* **Brief**
In how many lines does the string "Output" appear? Answer with the number only.
━━━
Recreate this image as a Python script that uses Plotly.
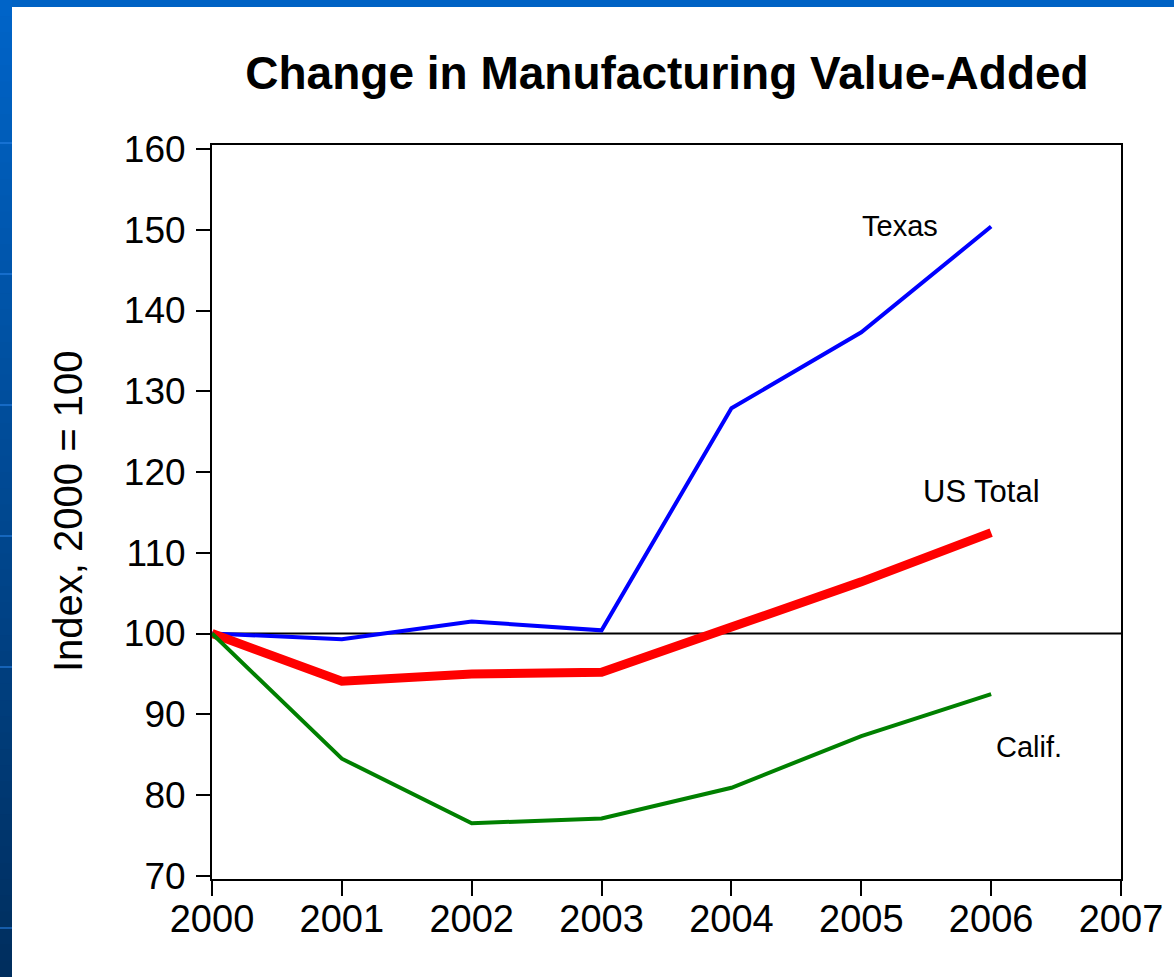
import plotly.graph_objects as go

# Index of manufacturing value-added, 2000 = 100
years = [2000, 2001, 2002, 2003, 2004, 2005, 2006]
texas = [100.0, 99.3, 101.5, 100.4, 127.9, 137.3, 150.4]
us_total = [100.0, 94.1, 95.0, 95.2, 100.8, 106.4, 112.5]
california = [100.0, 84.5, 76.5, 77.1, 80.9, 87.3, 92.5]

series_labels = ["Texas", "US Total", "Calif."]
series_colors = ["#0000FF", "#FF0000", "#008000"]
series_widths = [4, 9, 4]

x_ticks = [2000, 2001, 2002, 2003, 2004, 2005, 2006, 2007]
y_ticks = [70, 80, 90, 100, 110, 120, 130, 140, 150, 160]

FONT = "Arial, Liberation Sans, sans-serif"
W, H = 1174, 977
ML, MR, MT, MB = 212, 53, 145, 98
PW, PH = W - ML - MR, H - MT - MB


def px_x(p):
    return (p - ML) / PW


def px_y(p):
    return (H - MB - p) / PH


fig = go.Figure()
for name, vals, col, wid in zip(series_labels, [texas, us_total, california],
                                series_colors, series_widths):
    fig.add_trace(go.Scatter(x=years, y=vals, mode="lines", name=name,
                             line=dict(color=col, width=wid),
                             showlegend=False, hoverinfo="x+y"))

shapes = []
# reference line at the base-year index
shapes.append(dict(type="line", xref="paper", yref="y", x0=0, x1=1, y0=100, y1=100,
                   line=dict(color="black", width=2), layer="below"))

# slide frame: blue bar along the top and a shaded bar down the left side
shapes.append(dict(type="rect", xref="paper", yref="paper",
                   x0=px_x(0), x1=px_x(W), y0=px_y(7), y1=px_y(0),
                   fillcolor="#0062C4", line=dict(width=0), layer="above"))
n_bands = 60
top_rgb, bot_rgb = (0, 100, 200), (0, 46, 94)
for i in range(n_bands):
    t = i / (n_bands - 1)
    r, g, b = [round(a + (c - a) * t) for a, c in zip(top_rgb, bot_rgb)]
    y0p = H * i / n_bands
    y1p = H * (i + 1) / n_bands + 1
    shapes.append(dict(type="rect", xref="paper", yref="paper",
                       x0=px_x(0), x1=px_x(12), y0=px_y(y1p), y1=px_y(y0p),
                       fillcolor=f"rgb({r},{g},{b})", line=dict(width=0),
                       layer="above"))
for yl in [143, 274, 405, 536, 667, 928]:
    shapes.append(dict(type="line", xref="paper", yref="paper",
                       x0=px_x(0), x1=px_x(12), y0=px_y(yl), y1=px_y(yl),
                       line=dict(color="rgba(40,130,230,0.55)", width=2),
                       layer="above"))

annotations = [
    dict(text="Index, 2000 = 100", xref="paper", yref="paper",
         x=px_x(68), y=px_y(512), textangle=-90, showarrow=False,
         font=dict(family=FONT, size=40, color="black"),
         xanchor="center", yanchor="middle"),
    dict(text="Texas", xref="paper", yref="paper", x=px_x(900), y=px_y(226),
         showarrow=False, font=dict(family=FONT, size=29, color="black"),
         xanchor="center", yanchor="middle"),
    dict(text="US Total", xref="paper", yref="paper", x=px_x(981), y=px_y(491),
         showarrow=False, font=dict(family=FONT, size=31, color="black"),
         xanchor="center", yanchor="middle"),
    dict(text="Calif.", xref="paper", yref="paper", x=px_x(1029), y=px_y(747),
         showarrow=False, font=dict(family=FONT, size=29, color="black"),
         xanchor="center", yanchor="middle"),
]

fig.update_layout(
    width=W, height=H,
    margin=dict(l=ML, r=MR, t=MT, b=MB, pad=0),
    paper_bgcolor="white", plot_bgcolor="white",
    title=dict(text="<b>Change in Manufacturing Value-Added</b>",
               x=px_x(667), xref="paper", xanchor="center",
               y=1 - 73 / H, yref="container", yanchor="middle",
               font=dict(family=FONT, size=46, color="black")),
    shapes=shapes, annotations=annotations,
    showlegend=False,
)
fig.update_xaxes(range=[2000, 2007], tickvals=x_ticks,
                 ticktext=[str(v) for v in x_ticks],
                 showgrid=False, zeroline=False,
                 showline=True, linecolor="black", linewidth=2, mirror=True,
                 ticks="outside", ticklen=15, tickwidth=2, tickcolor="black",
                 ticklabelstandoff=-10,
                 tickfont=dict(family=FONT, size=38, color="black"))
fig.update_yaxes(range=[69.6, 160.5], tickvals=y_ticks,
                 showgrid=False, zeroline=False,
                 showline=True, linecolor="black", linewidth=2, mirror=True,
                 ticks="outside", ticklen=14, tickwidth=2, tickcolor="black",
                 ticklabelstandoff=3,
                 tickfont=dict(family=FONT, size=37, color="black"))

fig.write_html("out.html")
━━━
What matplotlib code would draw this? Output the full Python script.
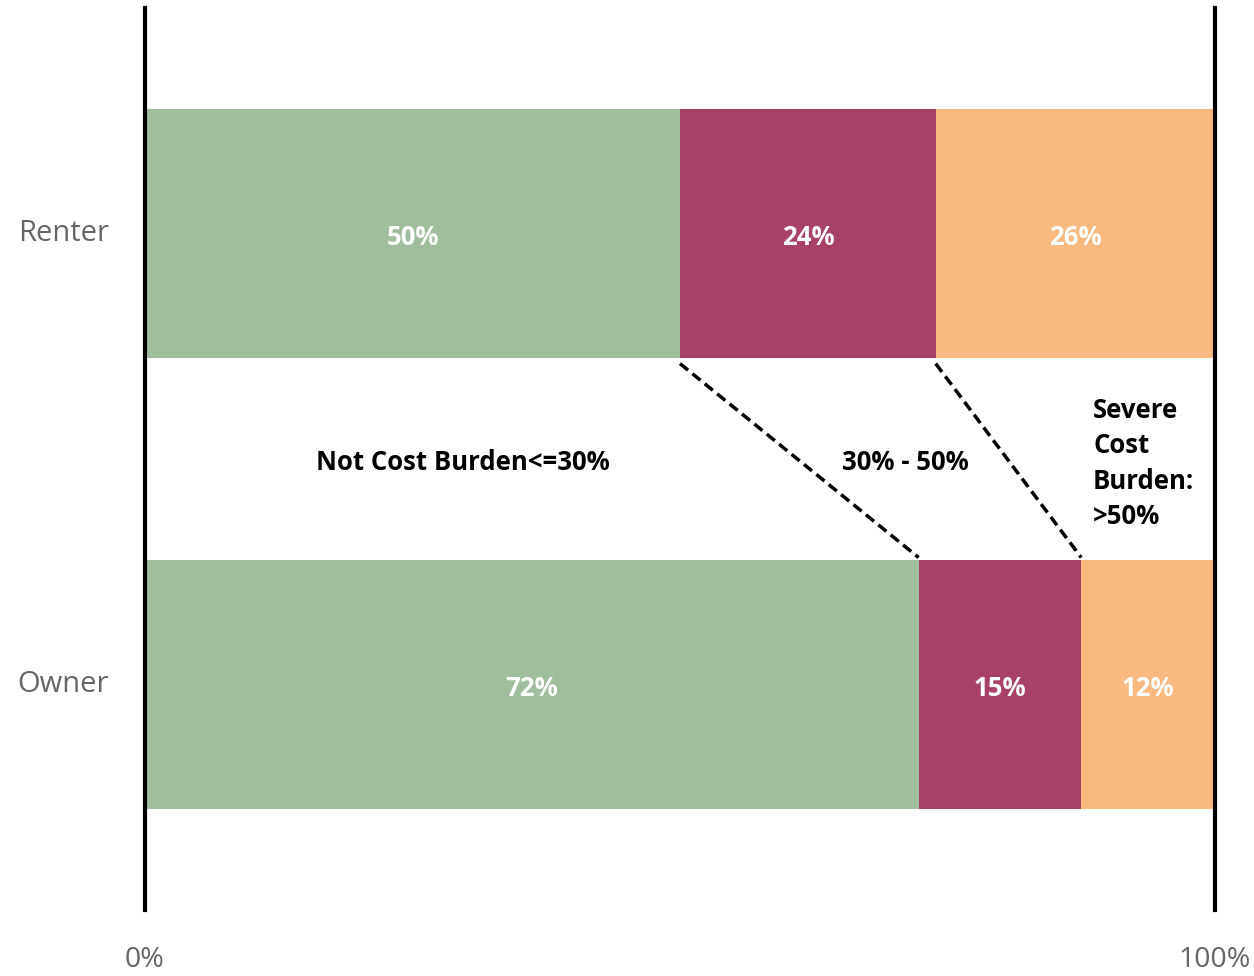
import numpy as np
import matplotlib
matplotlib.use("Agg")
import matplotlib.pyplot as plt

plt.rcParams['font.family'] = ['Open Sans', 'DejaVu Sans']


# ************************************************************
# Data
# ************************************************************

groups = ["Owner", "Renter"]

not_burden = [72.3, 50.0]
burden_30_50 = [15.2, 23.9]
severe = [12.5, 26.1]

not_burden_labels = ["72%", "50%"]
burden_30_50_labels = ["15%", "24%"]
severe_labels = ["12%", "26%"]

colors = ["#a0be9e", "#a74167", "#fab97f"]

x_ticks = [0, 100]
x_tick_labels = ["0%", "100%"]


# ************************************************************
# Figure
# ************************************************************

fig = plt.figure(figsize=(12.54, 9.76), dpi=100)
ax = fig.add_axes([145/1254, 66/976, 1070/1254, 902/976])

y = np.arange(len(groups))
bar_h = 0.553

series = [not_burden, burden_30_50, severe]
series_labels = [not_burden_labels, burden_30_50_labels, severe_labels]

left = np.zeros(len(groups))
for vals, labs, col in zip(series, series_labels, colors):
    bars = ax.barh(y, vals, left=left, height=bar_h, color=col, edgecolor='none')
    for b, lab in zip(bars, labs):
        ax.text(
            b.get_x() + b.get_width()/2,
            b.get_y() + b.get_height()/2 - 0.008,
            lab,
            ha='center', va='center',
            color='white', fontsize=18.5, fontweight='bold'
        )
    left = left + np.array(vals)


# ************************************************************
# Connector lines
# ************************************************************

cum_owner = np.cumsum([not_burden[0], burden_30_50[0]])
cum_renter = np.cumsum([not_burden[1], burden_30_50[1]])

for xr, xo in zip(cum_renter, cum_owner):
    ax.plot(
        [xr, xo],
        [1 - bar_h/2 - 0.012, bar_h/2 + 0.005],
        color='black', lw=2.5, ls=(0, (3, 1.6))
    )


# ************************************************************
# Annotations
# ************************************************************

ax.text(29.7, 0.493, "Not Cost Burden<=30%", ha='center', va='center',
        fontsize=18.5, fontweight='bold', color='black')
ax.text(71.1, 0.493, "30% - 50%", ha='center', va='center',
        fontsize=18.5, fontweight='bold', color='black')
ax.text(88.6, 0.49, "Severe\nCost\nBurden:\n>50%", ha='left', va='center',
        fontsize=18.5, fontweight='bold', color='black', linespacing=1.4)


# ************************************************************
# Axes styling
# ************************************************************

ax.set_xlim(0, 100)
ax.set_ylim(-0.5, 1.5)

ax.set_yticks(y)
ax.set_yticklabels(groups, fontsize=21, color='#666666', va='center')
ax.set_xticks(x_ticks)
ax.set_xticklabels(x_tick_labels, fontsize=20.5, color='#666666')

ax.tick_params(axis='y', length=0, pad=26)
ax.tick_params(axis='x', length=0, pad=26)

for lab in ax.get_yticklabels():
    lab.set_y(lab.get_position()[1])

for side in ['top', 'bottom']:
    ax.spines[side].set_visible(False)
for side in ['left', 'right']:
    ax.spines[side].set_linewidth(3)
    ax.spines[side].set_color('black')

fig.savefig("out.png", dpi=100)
━━━
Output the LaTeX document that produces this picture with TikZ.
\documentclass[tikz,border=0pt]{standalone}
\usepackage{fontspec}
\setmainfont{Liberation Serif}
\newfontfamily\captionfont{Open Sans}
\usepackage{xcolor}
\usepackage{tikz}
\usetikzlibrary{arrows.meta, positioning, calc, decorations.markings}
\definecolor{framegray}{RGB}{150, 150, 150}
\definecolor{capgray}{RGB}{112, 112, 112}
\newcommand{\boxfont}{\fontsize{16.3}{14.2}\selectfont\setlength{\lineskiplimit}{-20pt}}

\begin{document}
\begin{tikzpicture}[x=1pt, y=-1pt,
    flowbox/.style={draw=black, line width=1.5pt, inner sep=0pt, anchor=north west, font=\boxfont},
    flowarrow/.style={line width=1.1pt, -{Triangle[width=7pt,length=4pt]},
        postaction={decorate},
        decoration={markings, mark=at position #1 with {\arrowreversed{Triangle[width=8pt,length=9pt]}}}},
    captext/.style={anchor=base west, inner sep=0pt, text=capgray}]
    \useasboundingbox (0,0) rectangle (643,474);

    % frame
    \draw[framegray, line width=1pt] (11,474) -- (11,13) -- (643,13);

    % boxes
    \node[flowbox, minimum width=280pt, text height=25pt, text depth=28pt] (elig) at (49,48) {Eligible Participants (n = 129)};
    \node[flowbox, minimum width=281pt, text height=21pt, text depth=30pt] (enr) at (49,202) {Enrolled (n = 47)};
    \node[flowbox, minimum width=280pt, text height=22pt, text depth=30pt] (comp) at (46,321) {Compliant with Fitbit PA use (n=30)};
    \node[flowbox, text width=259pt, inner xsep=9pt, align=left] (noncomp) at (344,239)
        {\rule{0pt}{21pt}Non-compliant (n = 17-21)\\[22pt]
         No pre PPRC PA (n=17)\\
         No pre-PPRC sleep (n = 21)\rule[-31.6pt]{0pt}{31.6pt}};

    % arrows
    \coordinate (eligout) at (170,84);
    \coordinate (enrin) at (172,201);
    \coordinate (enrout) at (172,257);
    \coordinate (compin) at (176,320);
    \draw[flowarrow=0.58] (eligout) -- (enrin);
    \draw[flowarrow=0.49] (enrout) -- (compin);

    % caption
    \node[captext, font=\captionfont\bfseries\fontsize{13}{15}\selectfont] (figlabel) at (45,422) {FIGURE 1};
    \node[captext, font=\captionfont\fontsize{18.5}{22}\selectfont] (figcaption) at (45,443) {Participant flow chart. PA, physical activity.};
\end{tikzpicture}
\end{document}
━━━
* **The solution**
2